4. LG erzielt gegenwärtig 85 bis 90 Prozent des Umsatzes im Consumer-Business (BtC) und nur 10 bis 15 Prozent im Geschäft mit gewerblichen Kunden (BtB). Das wird nach Angaben von Kemp im Großen und Ganzen auch so bleiben.

5. Was hat der Channel von LG zu erwarten? Die gute Nachricht für den Channel ist, dass die Zusammenarbeit mit LG einfacher werden soll. Allerdings wird hier die Welt nicht über Nacht neu erfunden. "Es wird keinen radikalen Umbau geben", sagt Kemp. Und sechs Monate könne es schon dauern, bis der Händler am Point of Sale substanzielle Verbesserungen spürt. Kurzfristig steht auf seiner Agenda, sich stärker als früher auf den Sell-out, also den Abverkauf aus dem Handel, zu konzentrieren, und weniger auf den Sell-in. Marketing ist in diesem Zusammenhang eines der Themen.

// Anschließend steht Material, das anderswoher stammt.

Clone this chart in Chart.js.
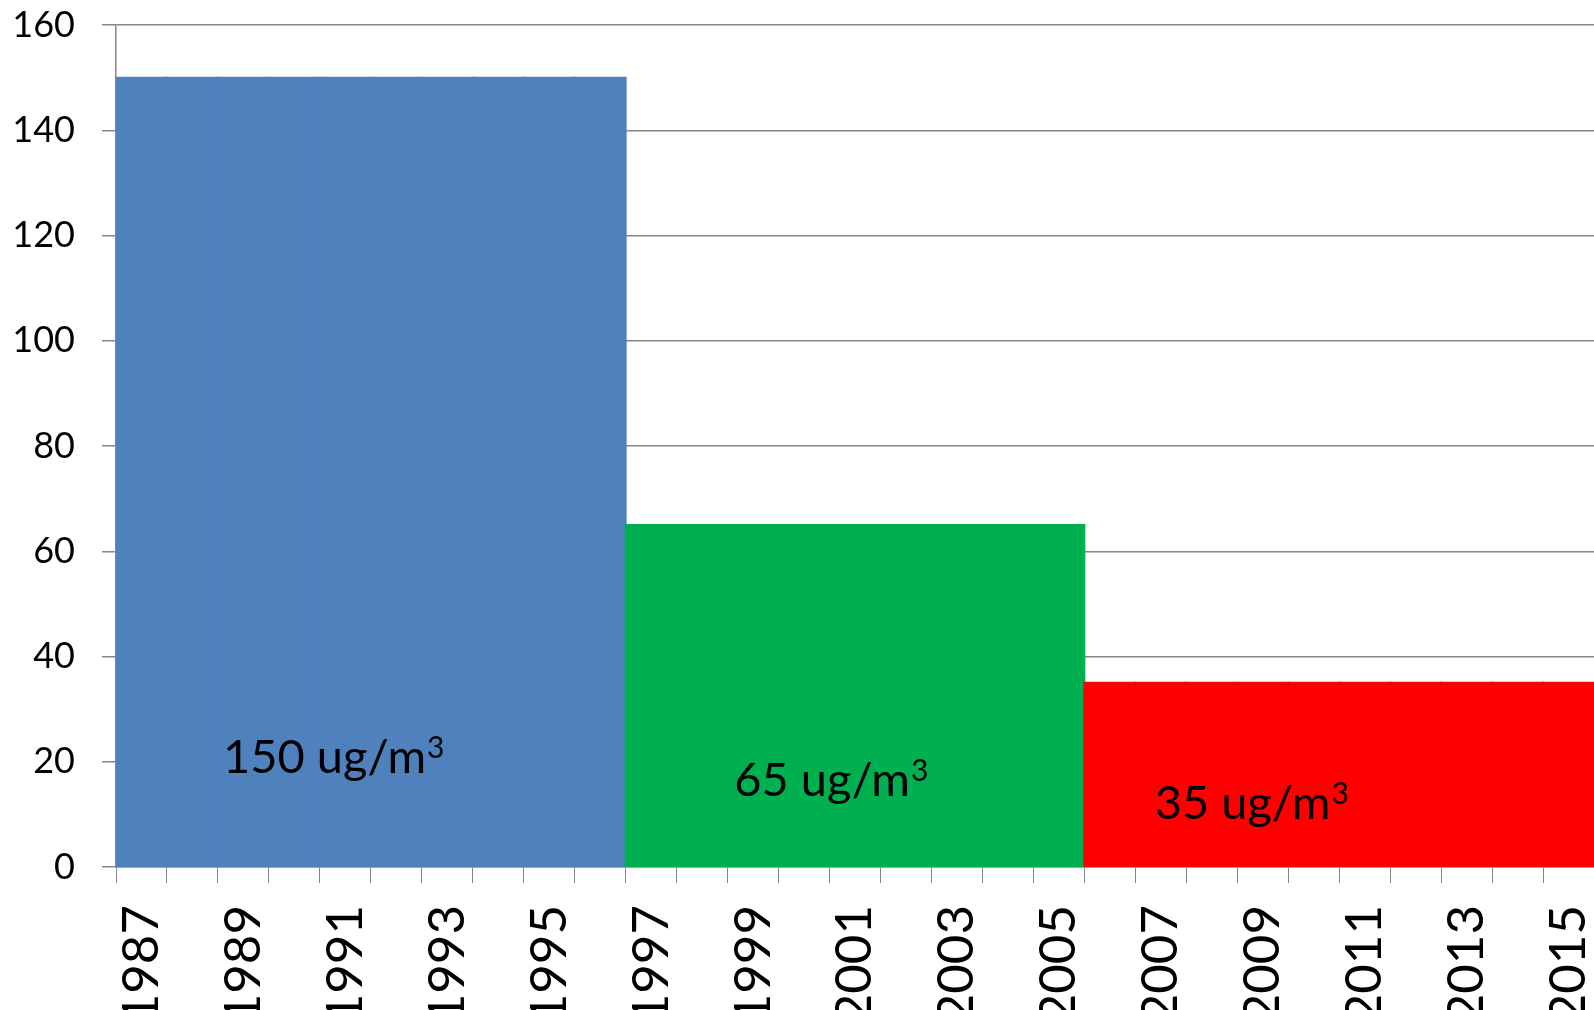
<!DOCTYPE html>
<html>
<head>
<meta charset="utf-8">
<script src="https://cdn.jsdelivr.net/npm/chart.js@4/dist/chart.umd.min.js"></script>
<style>
  html, body { margin: 0; padding: 0; background: #fff; }
  #wrap { width: 1594px; height: 1010px; }
</style>
</head>
<body>
<div id="wrap"><canvas id="limitChart"></canvas></div>
<script>
// data
const years = [1987, 1988, 1989, 1990, 1991, 1992, 1993, 1994, 1995, 1996,
               1997, 1998, 1999, 2000, 2001, 2002, 2003, 2004, 2005,
               2006, 2007, 2008, 2009, 2010, 2011, 2012, 2013, 2014, 2015];
const concentration = [150, 150, 150, 150, 150, 150, 150, 150, 150, 150,
                       65, 65, 65, 65, 65, 65, 65, 65, 65,
                       35, 35, 35, 35, 35, 35, 35, 35, 35, 35];
const limits = [150, 65, 35];
const yTicks = [0, 20, 40, 60, 80, 100, 120, 140, 160];

// labels inside the bars (year, value where the text starts)
const noteText = ["150 ug/m", "65 ug/m", "35 ug/m"];
const noteYear = [1988.6, 1998.63, 2006.88];
const noteValue = [17.9, 13.5, 9.1];

const limitColors = ["#4F81BD", "#00B050", "#FF0000"];
const gray = "#868686";
const font = "Lato, 'Open Sans', sans-serif";

const notesPlugin = {
    id: "notes",
    afterDatasetsDraw(chart) {
        const ctx = chart.ctx;
        const x = chart.scales.x;
        const y = chart.scales.y;
        ctx.save();
        ctx.fillStyle = "#000";
        ctx.textBaseline = "alphabetic";
        ctx.textAlign = "left";
        noteText.forEach((txt, i) => {
            const px = x.getPixelForValue(noteYear[i] - years[0]);
            const py = y.getPixelForValue(noteValue[i]);
            ctx.font = "47px " + font;
            ctx.fillText(txt, px, py);
            const w = ctx.measureText(txt).width;
            ctx.font = "30px " + font;
            ctx.fillText("3", px + w + 1, py - 15);
        });
        ctx.restore();
    }
};

new Chart("limitChart", {
    type: "bar",
    data: {
        labels: years,
        datasets: [{
            data: concentration,
            backgroundColor: concentration.map(v => limitColors[limits.indexOf(v)]),
            borderWidth: 0,
            inflateAmount: 1,
            barPercentage: 1,
            categoryPercentage: 1
        }]
    },
    options: {
        responsive: true,
        maintainAspectRatio: false,
        animation: false,
        layout: { padding: { top: 25, right: 0, left: 0, bottom: 0 } },
        plugins: {
            legend: { display: false },
            tooltip: { enabled: false }
        },
        scales: {
            x: {
                grid: {
                    offset: true,
                    drawOnChartArea: false,
                    drawTicks: true,
                    tickLength: 16,
                    color: gray
                },
                border: { color: gray, width: 1.5 },
                ticks: {
                    autoSkip: false,
                    minRotation: 90,
                    maxRotation: 90,
                    padding: 22,
                    color: "#000",
                    font: { family: font, size: 51 },
                    callback: function (val, idx) {
                        return idx % 2 === 0 ? String(years[idx]) : "";
                    }
                },
                afterFit: function (scale) {
                    scale.height = 143;
                    scale.paddingLeft = 0;
                    scale.paddingRight = 0;
                }
            },
            y: {
                min: 0,
                max: 160,
                afterBuildTicks: function (scale) {
                    scale.ticks = yTicks.map(v => ({ value: v }));
                },
                grid: {
                    color: gray,
                    lineWidth: 1.5,
                    drawTicks: true,
                    tickLength: 14
                },
                border: { color: gray, width: 1.5 },
                ticks: {
                    padding: 27,
                    color: "#000",
                    font: { family: font, size: 36 }
                },
                afterFit: function (scale) {
                    scale.width = 116;
                    scale.paddingTop = 0;
                    scale.paddingBottom = 0;
                }
            }
        }
    },
    plugins: [notesPlugin]
});
</script>
</body>
</html>
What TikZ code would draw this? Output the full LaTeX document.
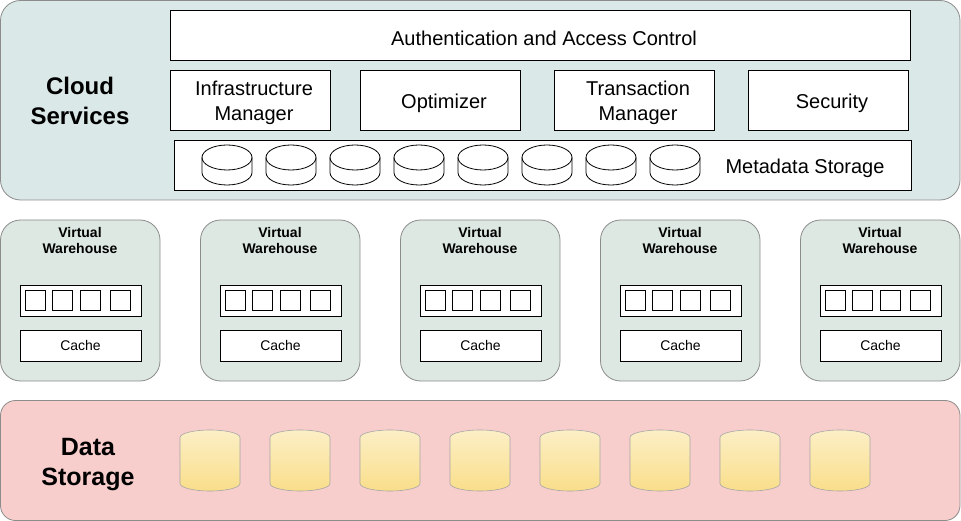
\documentclass[tikz,border=0pt]{standalone}
\usepackage{fontspec}
\setmainfont{Liberation Sans}
\usepackage{xcolor}
\usetikzlibrary{positioning}
\definecolor{CloudFill}{HTML}{DAE8E7}
\definecolor{WarehouseFill}{HTML}{DDE8E2}
\definecolor{StorageFill}{HTML}{F8CECC}
\definecolor{DiskYellow}{HTML}{F9DE8A}
\definecolor{DiskLight}{HTML}{FCEFC6}
\definecolor{FrameGray}{HTML}{8C8C8C}

\begin{document}
\begin{tikzpicture}[x=1pt, y=-1pt, outer sep=0pt,
  layer/.style={draw=FrameGray, line width=0.8pt, rounded corners=20pt},
  caption/.style={align=center, inner sep=0pt, yshift=-3pt, font=\fontsize{20}{25}\selectfont},
  unit/.style={rectangle, draw, fill=white, line width=0.8pt, inner sep=0pt, label={[caption, xshift=4pt]center:#1}},
  small/.style={rectangle, draw, fill=white, line width=0.8pt, inner sep=0pt, minimum width=121pt, minimum height=31pt, font=\fontsize{14}{16}\selectfont},
  title/.style={align=center, inner sep=0pt, font=\fontsize{24}{30}\selectfont\bfseries}]

        \useasboundingbox (0,0) rectangle (961,521);

        \draw[layer, fill=CloudFill] (0.5,0.5) rectangle (960,200);
        \draw[layer, fill=StorageFill, rounded corners=15pt] (0.5,400.5) rectangle (960,520.5);

        \node[title] (cloud) at (80,101) {Cloud\\Services};
        \node[unit={Authentication and Access Control}, minimum width=740pt, minimum height=50pt] (auth) at (540,35) {};

        \node[unit={Infrastructure\\Manager}, minimum width=160pt, minimum height=60pt] (infra) at (250,100) {};
        \node[unit={Optimizer}, minimum width=160pt, minimum height=60pt] (opt) at (440,100) {};
        \node[unit={Transaction\\Manager}, minimum width=160pt, minimum height=60pt] (trans) at (634,100) {};
        \node[unit={Security}, minimum width=160pt, minimum height=60pt] (sec) at (828,100) {};

        \node[unit={}, minimum width=737pt, minimum height=50pt] (meta) at (542.5,165) {};
        \node[caption] (metalabel) at (805,165) {Metadata Storage};
        \foreach \k in {0,...,7} {
            \begin{scope}[shift={(227+64*\k,165)}, line width=0.8pt]
                \draw[fill=white] (-25,-7.5) -- (-25,7.5) arc[start angle=180, end angle=0, x radius=25, y radius=12.5]
                    -- (25,-7.5) arc[start angle=0, end angle=-180, x radius=25, y radius=12.5] -- cycle;
                \draw (-25,-7.5) arc[start angle=180, end angle=0, x radius=25, y radius=12.5];
            \end{scope}
        }

        \foreach \i in {0,...,4} {
            \draw[layer, fill=WarehouseFill] (0.5+200*\i,220) rectangle (160+200*\i,381);
            \node[align=center, inner sep=0pt, font=\fontsize{14}{16}\selectfont\bfseries] (vw\i) at (80+200*\i,240) {Virtual\\Warehouse};
            \node[small] (slots\i) at (80.5+200*\i,300.5) {};
            \foreach \s/\dx in {a/35, b/62, c/90, d/120}
                \node[rectangle, draw, fill=white, line width=0.8pt, minimum size=20pt, inner sep=0pt] (slot\i\s) at (\dx+200*\i,300.5) {};
            \node[small, below=14pt of slots\i] (cache\i) {Cache};
        }

        \node[title, font=\fontsize{25}{30}\selectfont\bfseries] (data) at (88,465) {Data\\Storage};
        \foreach \k in {0,...,7} {
            \begin{scope}[shift={(210+90*\k,460.5)}]
                \draw[draw=gray!70, line width=0.6pt, top color=DiskLight, bottom color=DiskYellow]
                    (-30,-23) -- (-30,23) arc[start angle=180, end angle=0, x radius=30, y radius=7.5]
                    -- (30,-23) arc[start angle=0, end angle=-180, x radius=30, y radius=7.5] -- cycle;
            \end{scope}
        }

    \end{tikzpicture}
\end{document}
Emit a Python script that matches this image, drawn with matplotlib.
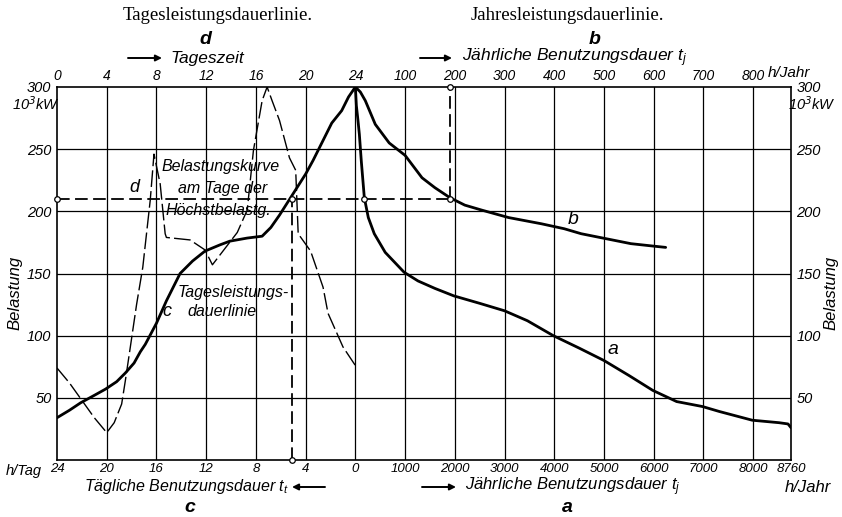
import numpy as np
import matplotlib
matplotlib.use('Agg')
import matplotlib.pyplot as plt

plt.rcParams['font.family'] = ['Liberation Sans Narrow', 'Liberation Sans', 'DejaVu Sans']
plt.rcParams['font.style'] = 'italic'
plt.rcParams['mathtext.fontset'] = 'custom'
plt.rcParams['mathtext.it'] = 'Liberation Sans:italic'

# d: load on the day of peak demand, time of day (h)
d_time = [0, 1, 2, 3, 4, 4.6, 5.2, 5.5, 5.9, 6.4, 6.9, 7.5, 7.8, 8.3, 8.7, 8.8,
          10.7, 11.9, 12.5, 14.5, 15.3, 15.8, 16.5, 16.9, 17.3, 17.9, 18.7,
          19.2, 19.4, 20.4, 21.4, 21.8, 23, 24]
d_load = [74, 62, 48, 34, 22, 30, 45, 64, 91, 125, 155, 209, 246, 222, 182, 179,
          177, 169, 157, 183, 201, 249, 289, 300, 289, 273, 243,
          233, 182, 168, 139, 118, 91, 76]

# c: daily load duration curve, hours per day (h/Tag)
c_hours = [24, 23, 22.1, 21, 20.1, 19.2, 18.5, 17.8, 17.3, 16.9, 16.0, 15.2,
           14.1, 13.1, 12.1, 10.9, 10.1, 8.7, 7.5, 6.8, 6.1, 4.7, 4.0, 3.4,
           2.6, 1.9, 1.1, 0.55, 0]
c_load = [34, 40, 46, 52, 57, 63, 70, 78, 87, 93, 110, 128,
          150, 160, 168, 173, 176, 178.5, 180, 187, 197, 219, 230, 241,
          257, 271, 281, 292, 300]

# a: annual load duration curve (h/Jahr)
a_hours = [0, 20, 50, 80, 120, 180, 260, 380, 600, 980, 1260, 1600, 1980,
           2500, 3000, 3460, 3980, 4500, 5000, 5500, 5980, 6460, 6980, 7320,
           7980, 8520, 8700, 8760]
a_load = [300, 285, 274, 262, 240, 211, 195, 182, 167, 151, 144, 138, 132,
          126, 120, 112, 100, 90, 80, 68, 56, 47, 43, 39,
          32, 30, 29, 26]

# b: annual curve on a tenfold stretched time scale (h/Jahr)
b_hours = [0, 10, 20, 40, 68, 100, 134, 160, 190, 220, 254, 308, 374, 420,
           454, 504, 554, 600, 624]
b_load = [300, 296, 289, 270, 255, 245, 227, 219, 211, 205, 201, 195, 190, 186,
          182, 178, 174, 172, 171]

# reading example at 210 * 10^3 kW
p_load = 210
p_daily = 5.1      # h/Tag on curve c
p_annual_b = 190   # h/Jahr on curve b
p_annual_a = 180   # h/Jahr on curve a

day_ticks = [0, 4, 8, 12, 16, 20, 24]
year_ticks_b = [100, 200, 300, 400, 500, 600, 700, 800]
year_ticks_a = [1000, 2000, 3000, 4000, 5000, 6000, 7000, 8000]
load_ticks = [50, 100, 150, 200, 250, 300]

# common x coordinate: day part on [-24, 0], year part 1000 h -> 4 units
def u_day_time(t):
    return np.asarray(t, float) - 24

def u_day_dur(t):
    return -np.asarray(t, float)

def u_year(t):
    return np.asarray(t, float) / 250.0

def u_year_b(t):
    return np.asarray(t, float) / 25.0

W, H = 842, 517
fig = plt.figure(figsize=(W / 100, H / 100), dpi=100)
ax = fig.add_axes([57 / W, 1 - 460 / H, 734 / W, 373 / H])
xmax = u_year(8760)
ax.set_xlim(-24, xmax)
ax.set_ylim(0, 300)

for s in ax.spines.values():
    s.set_linewidth(1.2)

def ptxt(x, y, s, **kw):
    fig.text(x / W, 1 - y / H, s, **kw)

def parrow(x0, x1, y):
    # arrow from x0 to x1 in figure pixels (y from the top)
    ax.annotate('', xy=(x1, H - y), xytext=(x0, H - y),
                xycoords='figure pixels', textcoords='figure pixels',
                arrowprops=dict(arrowstyle='-|>', lw=1.4, color='black',
                                mutation_scale=9, shrinkA=0, shrinkB=0),
                annotation_clip=False)

# grid
bx = list(u_day_dur([20, 16, 12, 8, 4, 0])) + list(u_year(year_ticks_a))
for x in bx:
    ax.axvline(x, color='black', lw=0.9, zorder=1)
for y in load_ticks[:-1]:
    ax.axhline(y, color='black', lw=0.9, zorder=1)

# curves
ax.plot(u_day_time(d_time), d_load, color='black', lw=1.0,
        dashes=(12, 3), zorder=3)
ax.plot(u_day_dur(c_hours), c_load, color='black', lw=2.0, zorder=4,
        solid_capstyle='round', solid_joinstyle='round')
ax.plot(u_year(a_hours), a_load, color='black', lw=2.0, zorder=4,
        solid_capstyle='round', solid_joinstyle='round')
ax.plot(u_year_b(b_hours), b_load, color='black', lw=2.0, zorder=4,
        solid_capstyle='round', solid_joinstyle='round')

# construction lines
xb = u_year_b(p_annual_b)
xc = u_day_dur(p_daily)
ax.plot([-24, xb], [p_load, p_load], color='black', lw=1.3, dashes=(7, 3), zorder=2)
ax.plot([xc, xc], [0, p_load], color='black', lw=1.3, dashes=(7, 3), zorder=2)
ax.plot([xb, xb], [p_load, 300], color='black', lw=1.3, dashes=(7, 3), zorder=2)
ax.plot([-24, xc, xc, u_year(p_annual_a), xb, xb],
        [p_load, p_load, 0, p_load, p_load, 300],
        'o', ms=4, mfc='white', mec='black', mew=0.9, zorder=6, clip_on=False)

# bottom scale
ax.set_xticks(list(u_day_dur([24, 20, 16, 12, 8, 4, 0])) + list(u_year(year_ticks_a)) + [xmax])
ax.set_xticklabels([str(v) for v in [24, 20, 16, 12, 8, 4, 0]] +
                   [str(v) for v in year_ticks_a] + ['8760'], fontsize=9.5)
ax.tick_params(axis='x', length=0, pad=2)

# top scale
top = ax.twiny()
top.set_xlim(ax.get_xlim())
top.set_xticks(list(u_day_time(day_ticks)) + list(u_year_b(year_ticks_b)))
top.set_xticklabels([str(v) for v in day_ticks] + [str(v) for v in year_ticks_b],
                    fontsize=10)
top.tick_params(axis='x', length=0, pad=3)
for s in top.spines.values():
    s.set_visible(False)

# load scale on both sides
ax.set_yticks(load_ticks)
ax.set_yticklabels([str(v) for v in load_ticks], fontsize=10.5)
ax.tick_params(axis='y', length=0, pad=4, labelleft=True, labelright=True)

ptxt(36, 104, '10$^3$kW', fontsize=10.5, ha='center', va='center')
ptxt(812, 104, '10$^3$kW', fontsize=10.5, ha='center', va='center')
ptxt(15, 293, 'Belastung', fontsize=12, rotation=90, ha='center', va='center')
ptxt(831, 293, 'Belastung', fontsize=12, rotation=90, ha='center', va='center')

# headings
ptxt(218, 16, 'Tagesleistungsdauerlinie.', fontsize=13.5, ha='center', va='center',
     family='Liberation Serif', style='normal')
ptxt(567, 16, 'Jahresleistungsdauerlinie.', fontsize=13.5, ha='center', va='center',
     family='Liberation Serif', style='normal')
ptxt(205, 39, 'd', fontsize=14, ha='center', va='center', weight='bold')
ptxt(595, 39, 'b', fontsize=14, ha='center', va='center', weight='bold')
parrow(128, 162, 58)
ptxt(170, 58, 'Tageszeit', fontsize=12.5, ha='left', va='center')
parrow(420, 452, 58)
ptxt(462, 58, 'Jährliche Benutzungsdauer $t_j$', fontsize=12.5, ha='left', va='center')
ptxt(768, 73, 'h/Jahr', fontsize=11, ha='left', va='center')

ptxt(6, 471, 'h/Tag', fontsize=10.5, ha='left', va='center')
ptxt(785, 487, 'h/Jahr', fontsize=12, ha='left', va='center')
ptxt(84, 487, 'Tägliche Benutzungsdauer $t_t$', fontsize=11.5, ha='left', va='center')
parrow(325, 292, 487)
parrow(422, 456, 487)
ptxt(465, 487, 'Jährliche Benutzungsdauer $t_j$', fontsize=12, ha='left', va='center')
ptxt(190, 508, 'c', fontsize=14, ha='center', va='center', weight='bold')
ptxt(567, 508, 'a', fontsize=14, ha='center', va='center', weight='bold')

# curve labels inside the chart
ptxt(162, 167, 'Belastungskurve', fontsize=11.5, ha='left', va='center')
ptxt(178, 188, 'am Tage der', fontsize=11.5, ha='left', va='center')
ptxt(165, 210, 'Höchstbelastg.', fontsize=11.5, ha='left', va='center')
ptxt(134, 187, 'd', fontsize=13, ha='center', va='center')
ptxt(178, 292, 'Tagesleistungs-', fontsize=11.5, ha='left', va='center')
ptxt(187, 311, 'dauerlinie', fontsize=11.5, ha='left', va='center')
ptxt(167, 311, 'c', fontsize=13, ha='center', va='center')
ptxt(573, 220, 'b', fontsize=14, ha='center', va='center')
ptxt(613, 350, 'a', fontsize=14, ha='center', va='center')

fig.savefig('out.png', dpi=100)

6. Das konjunkturelle Umfeld ist für ein Durchstarten und große Umsatzsteigerungen ja nicht optimal. Plant er 2009 mit Wachstum? Bei dieser Frage bricht Kemp in lautstarkes Lachen aus, sodass sich die Köpfe an den Nachbartischen interessiert zu uns drehen. "Allerdings", sagt er endlich, "und nicht zu knapp." Allein im Bereich LCD-TV will er in diesem Jahr 43 Prozent mehr umsetzen als im vergangenen Jahr. Allerdings, muss man gerechterweise sagen, hat sich LG bei LCD-TVs im Jahr 2008 auch nicht gerade mit Ruhm bekleckert und Marktanteile verloren.

7. Die Koreaner gelten für viele europäische Manager als extrem gewöhnungsbedürftig. Ihr Umgang gilt, gelinde gesagt, als rustikal. Nicht-Koreaner stehen eine Stufe niedriger und werden auch so behandelt. Wie waren die ersten Wochen für Kemp? Der LG-COO sagt, dass bei LG derzeit ein Veränderungsprozess im Gange ist. Zwar sitzt im koreanischen Headquarter mit Young Nam noch immer ein Einheimischer auf dem Chefsessel, aber seitdem Nam im Januar 2007 das Amt übernommen hat, verändert sich die Firma. Unter anderem hat Firmenchef Nam beschlossen, dass in den Ländern, in denen LG geschäftlich aktiv ist, die Geschäftsführer aus dem jeweiligen Land kommen sollen. In einigen euroäischen Ländern sei es bereits zu einer Wachablösung gekommen und der bisherige koreanische Chef in die Heimat gereist. Auch für ihn, Kemp, ist die Beförderung zum CEO von Deutschland bereits beschlossene Sache. Offen ist nur der Zeitpunkt. Doch wohl spätestens dann, wenn er die Flasche Rotwein gewonnen hat? "Das ist mir zu spät", lächelt er, schnappt sich Tasche und Mantel und eilt zum Lufthansa-Abfertigungsschalter.

So weit zu meinem Gespräch mit Uli Kemp. Bin gespannt, was weiter passiert. Sie sicher auch.